Takahē release at Gouland Downs | Image Credit: Danilo Hegg

What are the key ingredients of takahē recovery?

1. Managing Wild Populations: protecting the free range takahē  

The last remaining takahē population was found in the remote Murchison Mountains above Lake Te Anau in 1948.  For over 70 years protecting this population has been the Programme’s highest priority.  Ensuring the original population persists, means the “essence” (both wild behaviours and genetics) of the wild takahē is not lost.  The biggest threat to wild takahē populations is predation from introduced mammals.  Currently, extensive stoat trapping networks are maintained to help protect the wild populations in Fiordland and Kahurangi National Park.

In order to return takahē to the wild, the programme is working hard to establish new wild sites where takahē can roam free. However, finding those new suitable sites is the Takahē Recovery Programme’s largest challenge, as takahē populations require a lot of space with low predator numbers.

Can you see Kotahi, a South Island takahē? Image Credit: Jake Osborne

2. Security Population: ensuring all the eggs aren’t in one basket

Small groups of takahē also live across a network of island and mainland sanctuary sites throughout New Zealand. Although each sanctuary isn’t big enough to house a functioning wild population, together they make up a security population.  It’s so called as it is a safe genetic bank, holding the genetic diversity of the population. If catastrophe should hit a wild population or the Burwood Takahē Centre, the hub of breeding programme, the population could be rebuilt from the sanctuary population.

Hand pointing to takahē footprints in Takahē Valley | Image Credit: Sabine Bernert

3. Breeding Programme: counting takahē eggs before they hatch

Monitoring nesting activity, checking egg fertility, fostering chicks, and targeted genetic management, are all techniques used to maximise the breeding output at the Burwood Takahē Centre.  The chicks produced from Burwood and the sanctuary sites provide the literal nest egg of birds available to be released into the wild.

Takahē feeding its chick at Burwood Bush, near Te Anau, Southland | Image Credit: Sabine Bernert

4. Population Management: keeping all the takahē in a row

A healthy takahē population includes high levels of genetic diversity and equal sex ratios to maximise breeding potential.  To achieve this DOC’s Takahē Recovery Team intensively manage which birds are destined for which site and who they are paired with (although sometimes the birds have other ideas).

Multiple takahē at Burwood Takahē Centre | Image Credit: DOC

5. Research: eggs-ploring our options

We are continually reviewing everything we do, and always seeking new tools to improve the success of managing the species.
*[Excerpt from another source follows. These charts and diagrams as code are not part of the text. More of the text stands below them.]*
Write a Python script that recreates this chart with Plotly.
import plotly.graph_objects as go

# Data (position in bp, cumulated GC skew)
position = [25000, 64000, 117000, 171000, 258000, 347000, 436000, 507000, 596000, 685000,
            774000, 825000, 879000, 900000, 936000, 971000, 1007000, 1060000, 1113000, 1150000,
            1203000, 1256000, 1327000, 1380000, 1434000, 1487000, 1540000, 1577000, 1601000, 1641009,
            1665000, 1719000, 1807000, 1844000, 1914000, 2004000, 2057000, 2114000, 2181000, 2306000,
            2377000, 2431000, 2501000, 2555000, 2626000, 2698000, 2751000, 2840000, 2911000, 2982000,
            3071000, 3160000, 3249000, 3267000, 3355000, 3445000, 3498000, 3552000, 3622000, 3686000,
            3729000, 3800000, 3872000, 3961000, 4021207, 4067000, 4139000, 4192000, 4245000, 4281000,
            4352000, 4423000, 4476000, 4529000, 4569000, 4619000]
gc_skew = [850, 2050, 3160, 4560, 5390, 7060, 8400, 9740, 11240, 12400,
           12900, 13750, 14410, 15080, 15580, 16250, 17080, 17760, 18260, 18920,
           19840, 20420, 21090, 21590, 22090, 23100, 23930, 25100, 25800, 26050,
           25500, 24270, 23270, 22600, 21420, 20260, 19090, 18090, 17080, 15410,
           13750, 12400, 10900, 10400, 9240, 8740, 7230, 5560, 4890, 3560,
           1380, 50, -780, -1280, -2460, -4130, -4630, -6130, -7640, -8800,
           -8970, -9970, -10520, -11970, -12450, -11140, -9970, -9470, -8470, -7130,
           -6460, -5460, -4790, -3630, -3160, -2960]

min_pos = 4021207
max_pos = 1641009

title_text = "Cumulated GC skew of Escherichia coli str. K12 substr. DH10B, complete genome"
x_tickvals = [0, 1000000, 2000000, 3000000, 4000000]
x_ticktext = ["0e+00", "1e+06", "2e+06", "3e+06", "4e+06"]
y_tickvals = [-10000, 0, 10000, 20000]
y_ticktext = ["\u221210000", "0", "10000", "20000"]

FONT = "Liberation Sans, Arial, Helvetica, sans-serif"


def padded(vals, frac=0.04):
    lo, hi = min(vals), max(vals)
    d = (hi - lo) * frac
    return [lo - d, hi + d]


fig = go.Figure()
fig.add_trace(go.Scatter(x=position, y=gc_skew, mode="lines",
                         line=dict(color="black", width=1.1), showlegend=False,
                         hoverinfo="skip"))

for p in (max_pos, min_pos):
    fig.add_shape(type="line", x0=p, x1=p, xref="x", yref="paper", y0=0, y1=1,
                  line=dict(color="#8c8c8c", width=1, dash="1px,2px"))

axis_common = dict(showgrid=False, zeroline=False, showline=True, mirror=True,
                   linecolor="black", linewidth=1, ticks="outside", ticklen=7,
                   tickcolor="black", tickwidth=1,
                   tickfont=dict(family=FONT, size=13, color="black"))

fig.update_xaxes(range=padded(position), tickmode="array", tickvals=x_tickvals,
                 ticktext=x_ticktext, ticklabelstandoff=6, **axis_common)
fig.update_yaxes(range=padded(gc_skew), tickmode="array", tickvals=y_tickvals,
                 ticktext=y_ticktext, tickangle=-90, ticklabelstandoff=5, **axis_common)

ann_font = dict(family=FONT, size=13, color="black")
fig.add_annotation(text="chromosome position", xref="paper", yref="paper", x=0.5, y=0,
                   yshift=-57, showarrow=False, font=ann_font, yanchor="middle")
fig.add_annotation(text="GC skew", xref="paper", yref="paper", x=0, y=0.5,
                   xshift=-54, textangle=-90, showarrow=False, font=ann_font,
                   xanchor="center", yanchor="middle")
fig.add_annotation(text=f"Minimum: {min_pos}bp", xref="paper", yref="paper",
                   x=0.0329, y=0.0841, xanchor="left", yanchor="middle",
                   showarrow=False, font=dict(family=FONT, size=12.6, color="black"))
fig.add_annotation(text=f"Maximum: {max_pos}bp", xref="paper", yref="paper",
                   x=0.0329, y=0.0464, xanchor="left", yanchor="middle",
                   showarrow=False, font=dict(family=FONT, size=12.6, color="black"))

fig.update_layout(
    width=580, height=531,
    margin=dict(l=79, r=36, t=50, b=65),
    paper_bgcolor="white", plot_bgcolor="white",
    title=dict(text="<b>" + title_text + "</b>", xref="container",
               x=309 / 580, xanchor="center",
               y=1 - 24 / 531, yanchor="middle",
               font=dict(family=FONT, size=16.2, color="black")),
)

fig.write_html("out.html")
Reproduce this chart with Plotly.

The current research focus is mapping the takahē genome, and seeking a snapshot of true genetic relatedness and existing diversity within the population. Significant effort is also being put into improving knowledge of the response of takahē to various predator control methods. For wild populations to thrive, it is critical that pest control is effective and compatible with takahē.

Takahē ranger monitoring in the Murchison Mountains

Piecing it all together

The above ingredients, along with the network of people across Aotearoa that make it possible, are all interconnected and equally important in helping reach our ultimate goal – returning takahē to the wild.

So, armed with the above tool kit and the drive to push the envelope and continuously learn, the Takahē Recovery Programme is seeing some significant wins. Annual growth rates are at least 10% per year, genetic management is reducing the level of inbreeding and establishing further wild sites is becoming a reality.  But we still have a lot of mahi (work) to do before we can say we have reached takahē recovery, we cannot take our foot off the accelerator yet.